Rows from a dataset of charts and code:
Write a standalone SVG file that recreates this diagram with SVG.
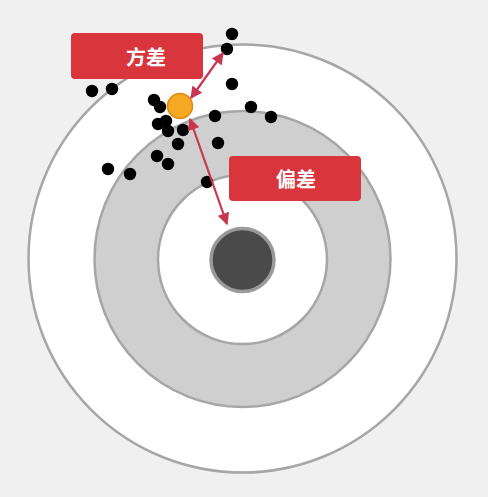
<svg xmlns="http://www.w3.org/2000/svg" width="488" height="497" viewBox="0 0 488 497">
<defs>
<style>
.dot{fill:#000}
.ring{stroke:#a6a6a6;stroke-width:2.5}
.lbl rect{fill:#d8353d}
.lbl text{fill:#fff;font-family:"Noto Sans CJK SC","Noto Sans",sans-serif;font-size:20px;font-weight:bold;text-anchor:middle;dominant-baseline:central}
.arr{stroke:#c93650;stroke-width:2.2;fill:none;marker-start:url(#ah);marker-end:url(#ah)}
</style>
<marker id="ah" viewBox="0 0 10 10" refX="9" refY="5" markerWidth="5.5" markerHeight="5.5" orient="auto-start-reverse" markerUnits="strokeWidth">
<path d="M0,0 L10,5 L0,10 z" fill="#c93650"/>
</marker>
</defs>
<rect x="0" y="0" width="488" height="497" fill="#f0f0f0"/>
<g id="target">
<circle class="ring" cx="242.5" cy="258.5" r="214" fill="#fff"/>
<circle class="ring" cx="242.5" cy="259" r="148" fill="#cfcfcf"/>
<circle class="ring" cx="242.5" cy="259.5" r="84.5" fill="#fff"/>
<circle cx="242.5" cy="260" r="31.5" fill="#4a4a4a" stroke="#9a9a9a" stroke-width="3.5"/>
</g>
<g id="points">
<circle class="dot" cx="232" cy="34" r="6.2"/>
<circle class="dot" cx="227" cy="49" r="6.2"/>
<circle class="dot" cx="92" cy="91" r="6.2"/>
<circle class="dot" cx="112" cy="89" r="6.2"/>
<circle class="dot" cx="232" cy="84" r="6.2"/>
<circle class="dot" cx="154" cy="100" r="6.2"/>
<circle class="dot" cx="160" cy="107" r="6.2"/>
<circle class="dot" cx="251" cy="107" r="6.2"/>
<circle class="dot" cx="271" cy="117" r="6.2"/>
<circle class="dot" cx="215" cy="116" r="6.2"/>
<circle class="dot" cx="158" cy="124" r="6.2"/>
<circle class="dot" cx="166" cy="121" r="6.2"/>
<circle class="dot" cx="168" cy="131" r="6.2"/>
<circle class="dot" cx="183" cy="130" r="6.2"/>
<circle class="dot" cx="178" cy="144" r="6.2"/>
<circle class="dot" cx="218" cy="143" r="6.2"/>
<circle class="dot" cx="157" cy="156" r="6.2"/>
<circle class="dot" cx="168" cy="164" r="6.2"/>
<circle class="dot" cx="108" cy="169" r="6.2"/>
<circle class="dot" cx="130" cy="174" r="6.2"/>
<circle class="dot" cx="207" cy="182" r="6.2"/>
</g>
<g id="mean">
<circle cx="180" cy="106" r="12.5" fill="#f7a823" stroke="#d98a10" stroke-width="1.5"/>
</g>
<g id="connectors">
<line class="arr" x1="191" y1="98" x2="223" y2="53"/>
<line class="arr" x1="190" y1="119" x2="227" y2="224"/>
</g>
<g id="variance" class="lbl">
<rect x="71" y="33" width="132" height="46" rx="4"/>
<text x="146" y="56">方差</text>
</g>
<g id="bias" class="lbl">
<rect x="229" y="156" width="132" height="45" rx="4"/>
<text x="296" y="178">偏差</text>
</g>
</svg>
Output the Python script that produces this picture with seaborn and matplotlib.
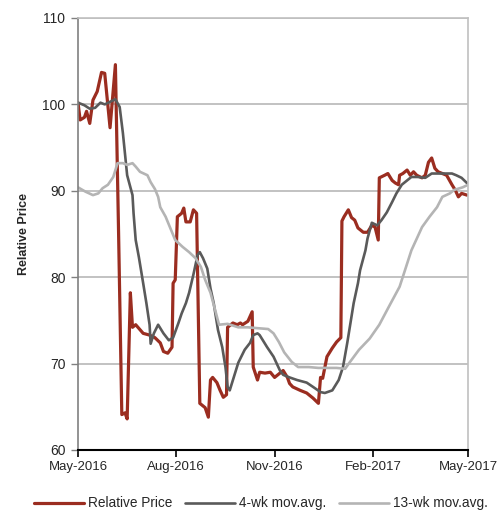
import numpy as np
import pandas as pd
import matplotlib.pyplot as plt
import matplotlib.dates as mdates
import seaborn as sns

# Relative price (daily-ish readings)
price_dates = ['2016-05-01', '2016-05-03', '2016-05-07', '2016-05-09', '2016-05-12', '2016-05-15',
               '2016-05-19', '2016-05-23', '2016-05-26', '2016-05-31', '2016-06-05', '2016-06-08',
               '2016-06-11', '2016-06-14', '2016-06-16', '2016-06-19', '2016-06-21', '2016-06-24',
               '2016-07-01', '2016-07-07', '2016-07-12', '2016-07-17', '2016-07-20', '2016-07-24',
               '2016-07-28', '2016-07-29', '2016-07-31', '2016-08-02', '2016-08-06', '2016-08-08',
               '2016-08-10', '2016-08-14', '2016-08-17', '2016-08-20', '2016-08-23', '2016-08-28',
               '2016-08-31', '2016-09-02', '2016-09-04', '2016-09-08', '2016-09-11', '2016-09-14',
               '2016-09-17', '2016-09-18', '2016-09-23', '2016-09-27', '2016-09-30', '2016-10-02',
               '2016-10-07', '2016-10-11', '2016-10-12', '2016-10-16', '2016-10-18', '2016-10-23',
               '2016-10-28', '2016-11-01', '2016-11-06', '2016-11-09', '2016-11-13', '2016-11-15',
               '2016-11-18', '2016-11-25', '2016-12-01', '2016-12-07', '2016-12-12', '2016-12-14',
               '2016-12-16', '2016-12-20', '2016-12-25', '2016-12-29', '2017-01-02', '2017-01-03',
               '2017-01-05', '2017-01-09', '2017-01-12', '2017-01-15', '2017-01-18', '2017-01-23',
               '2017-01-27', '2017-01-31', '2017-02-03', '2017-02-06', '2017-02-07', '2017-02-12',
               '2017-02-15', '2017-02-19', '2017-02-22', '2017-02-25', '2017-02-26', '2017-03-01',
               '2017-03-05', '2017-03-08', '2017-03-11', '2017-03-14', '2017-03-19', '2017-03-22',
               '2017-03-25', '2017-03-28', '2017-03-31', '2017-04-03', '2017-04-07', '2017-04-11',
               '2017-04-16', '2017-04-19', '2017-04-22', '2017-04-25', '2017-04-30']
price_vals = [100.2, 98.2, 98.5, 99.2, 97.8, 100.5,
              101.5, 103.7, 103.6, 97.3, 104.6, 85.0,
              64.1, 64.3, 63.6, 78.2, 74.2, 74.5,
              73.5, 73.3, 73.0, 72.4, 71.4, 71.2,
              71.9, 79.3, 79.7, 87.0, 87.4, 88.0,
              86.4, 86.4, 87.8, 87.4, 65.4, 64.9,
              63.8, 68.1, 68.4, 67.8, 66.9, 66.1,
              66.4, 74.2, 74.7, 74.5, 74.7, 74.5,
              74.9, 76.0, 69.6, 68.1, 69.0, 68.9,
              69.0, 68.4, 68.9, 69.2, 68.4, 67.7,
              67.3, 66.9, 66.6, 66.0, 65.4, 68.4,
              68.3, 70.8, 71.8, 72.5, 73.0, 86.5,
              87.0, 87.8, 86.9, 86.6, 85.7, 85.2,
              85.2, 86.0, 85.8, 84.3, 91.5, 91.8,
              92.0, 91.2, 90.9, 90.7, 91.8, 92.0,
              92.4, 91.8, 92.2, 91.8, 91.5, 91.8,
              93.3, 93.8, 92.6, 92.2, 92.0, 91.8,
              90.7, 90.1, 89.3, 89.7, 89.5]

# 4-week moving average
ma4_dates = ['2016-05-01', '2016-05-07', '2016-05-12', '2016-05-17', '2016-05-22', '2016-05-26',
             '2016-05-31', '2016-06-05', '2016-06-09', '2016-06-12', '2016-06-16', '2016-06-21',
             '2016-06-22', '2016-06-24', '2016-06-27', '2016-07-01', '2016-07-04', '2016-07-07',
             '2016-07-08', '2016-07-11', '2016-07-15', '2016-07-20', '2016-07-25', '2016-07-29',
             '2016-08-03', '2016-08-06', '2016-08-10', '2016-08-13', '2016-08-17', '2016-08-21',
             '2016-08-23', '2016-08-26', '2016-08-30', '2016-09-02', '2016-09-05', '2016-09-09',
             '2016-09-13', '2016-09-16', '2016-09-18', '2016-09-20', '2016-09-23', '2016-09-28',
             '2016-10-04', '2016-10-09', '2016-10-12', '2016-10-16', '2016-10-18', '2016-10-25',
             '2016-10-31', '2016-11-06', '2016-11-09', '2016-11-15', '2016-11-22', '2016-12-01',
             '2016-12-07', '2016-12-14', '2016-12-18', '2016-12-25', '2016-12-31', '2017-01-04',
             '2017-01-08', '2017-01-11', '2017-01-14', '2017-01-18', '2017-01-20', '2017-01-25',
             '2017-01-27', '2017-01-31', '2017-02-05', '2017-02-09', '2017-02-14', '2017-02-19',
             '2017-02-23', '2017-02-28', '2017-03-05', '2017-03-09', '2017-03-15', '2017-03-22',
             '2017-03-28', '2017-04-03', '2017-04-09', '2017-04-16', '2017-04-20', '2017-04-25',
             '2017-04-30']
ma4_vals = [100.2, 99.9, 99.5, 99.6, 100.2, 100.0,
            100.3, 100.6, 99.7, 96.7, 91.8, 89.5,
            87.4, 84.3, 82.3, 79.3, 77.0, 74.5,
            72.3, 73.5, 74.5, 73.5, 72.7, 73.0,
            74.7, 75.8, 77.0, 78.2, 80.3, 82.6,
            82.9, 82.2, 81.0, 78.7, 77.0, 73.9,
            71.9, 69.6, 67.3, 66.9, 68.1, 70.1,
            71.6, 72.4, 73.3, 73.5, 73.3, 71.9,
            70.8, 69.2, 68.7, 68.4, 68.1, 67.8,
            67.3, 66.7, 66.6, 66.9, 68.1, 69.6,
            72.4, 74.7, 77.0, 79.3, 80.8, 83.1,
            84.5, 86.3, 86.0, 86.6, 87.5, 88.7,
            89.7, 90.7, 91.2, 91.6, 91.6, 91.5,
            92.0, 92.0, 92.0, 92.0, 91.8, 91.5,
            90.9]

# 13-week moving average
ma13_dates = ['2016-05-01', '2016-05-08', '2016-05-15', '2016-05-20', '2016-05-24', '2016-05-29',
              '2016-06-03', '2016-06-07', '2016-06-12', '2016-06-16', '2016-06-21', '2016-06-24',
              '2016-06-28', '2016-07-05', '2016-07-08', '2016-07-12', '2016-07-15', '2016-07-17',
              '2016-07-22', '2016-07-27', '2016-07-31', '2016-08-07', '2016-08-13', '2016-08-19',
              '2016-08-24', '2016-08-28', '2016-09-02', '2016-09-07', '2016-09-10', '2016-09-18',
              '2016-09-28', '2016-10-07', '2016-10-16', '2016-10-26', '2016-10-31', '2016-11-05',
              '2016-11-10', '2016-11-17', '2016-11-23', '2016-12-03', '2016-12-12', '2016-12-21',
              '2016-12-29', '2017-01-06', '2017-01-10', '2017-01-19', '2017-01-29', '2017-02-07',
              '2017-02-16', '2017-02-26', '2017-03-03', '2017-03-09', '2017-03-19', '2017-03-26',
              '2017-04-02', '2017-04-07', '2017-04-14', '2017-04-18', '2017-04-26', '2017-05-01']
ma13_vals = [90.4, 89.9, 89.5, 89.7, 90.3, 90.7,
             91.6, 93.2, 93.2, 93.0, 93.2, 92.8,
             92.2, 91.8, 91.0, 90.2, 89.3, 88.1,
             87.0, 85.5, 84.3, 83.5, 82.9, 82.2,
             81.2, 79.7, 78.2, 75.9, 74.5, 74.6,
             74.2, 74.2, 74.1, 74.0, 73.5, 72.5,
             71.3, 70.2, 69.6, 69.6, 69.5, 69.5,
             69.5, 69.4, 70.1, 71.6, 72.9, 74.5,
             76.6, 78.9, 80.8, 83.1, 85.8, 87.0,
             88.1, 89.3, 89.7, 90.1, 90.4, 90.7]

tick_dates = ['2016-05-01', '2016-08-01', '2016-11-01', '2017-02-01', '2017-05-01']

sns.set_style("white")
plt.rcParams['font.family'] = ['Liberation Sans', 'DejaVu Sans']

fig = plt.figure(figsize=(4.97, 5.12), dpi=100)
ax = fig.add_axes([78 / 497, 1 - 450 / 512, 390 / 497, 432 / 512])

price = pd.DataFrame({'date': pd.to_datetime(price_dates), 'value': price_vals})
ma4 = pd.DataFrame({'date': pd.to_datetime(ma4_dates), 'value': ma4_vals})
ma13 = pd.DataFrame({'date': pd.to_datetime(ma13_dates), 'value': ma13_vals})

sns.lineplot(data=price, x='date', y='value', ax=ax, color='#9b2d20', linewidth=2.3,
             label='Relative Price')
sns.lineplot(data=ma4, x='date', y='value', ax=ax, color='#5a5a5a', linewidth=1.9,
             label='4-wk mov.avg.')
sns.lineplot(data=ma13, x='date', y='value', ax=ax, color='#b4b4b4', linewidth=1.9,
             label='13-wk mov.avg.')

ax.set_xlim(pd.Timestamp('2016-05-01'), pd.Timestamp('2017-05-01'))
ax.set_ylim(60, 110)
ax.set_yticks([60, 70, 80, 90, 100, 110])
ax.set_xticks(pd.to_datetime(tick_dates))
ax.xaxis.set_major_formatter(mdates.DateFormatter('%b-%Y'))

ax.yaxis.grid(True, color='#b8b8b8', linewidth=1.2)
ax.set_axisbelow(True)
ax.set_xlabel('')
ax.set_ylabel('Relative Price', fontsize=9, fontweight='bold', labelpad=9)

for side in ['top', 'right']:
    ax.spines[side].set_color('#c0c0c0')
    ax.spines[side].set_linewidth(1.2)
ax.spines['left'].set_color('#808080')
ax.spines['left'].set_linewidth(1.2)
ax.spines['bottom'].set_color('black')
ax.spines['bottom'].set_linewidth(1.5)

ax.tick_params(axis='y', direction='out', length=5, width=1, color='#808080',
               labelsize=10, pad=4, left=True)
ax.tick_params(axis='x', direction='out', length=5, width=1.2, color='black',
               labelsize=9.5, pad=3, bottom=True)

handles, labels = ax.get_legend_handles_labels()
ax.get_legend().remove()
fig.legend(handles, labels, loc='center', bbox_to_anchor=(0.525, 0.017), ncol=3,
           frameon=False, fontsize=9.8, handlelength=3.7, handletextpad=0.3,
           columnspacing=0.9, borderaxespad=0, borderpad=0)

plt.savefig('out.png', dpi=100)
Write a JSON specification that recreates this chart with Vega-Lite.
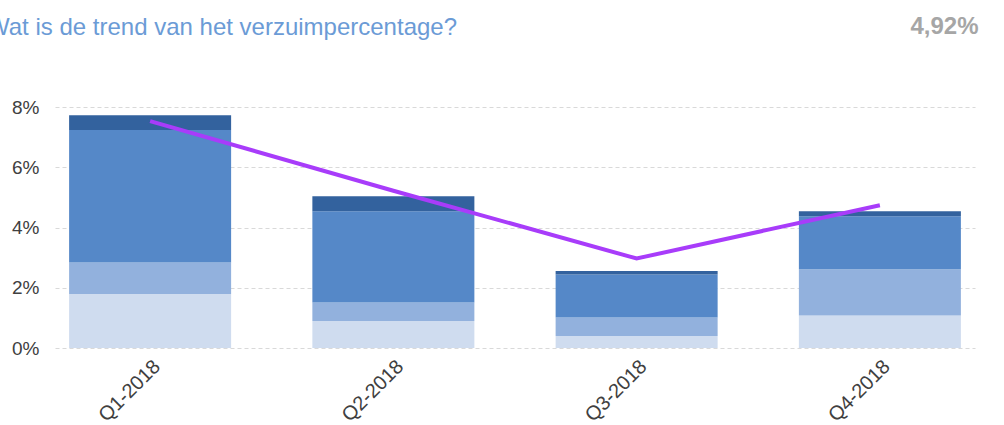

*Written instruction:* Your job is to reproduce the lines from the one with "Output the Python" through the one with "import seaborn as sns", both kept, exactly as they are. Leave out the pictures.

*Task result:*
Output the Python script that produces this picture with seaborn and matplotlib.
import numpy as np
import pandas as pd
import matplotlib.pyplot as plt
import matplotlib.dates as mdates
import seaborn as sns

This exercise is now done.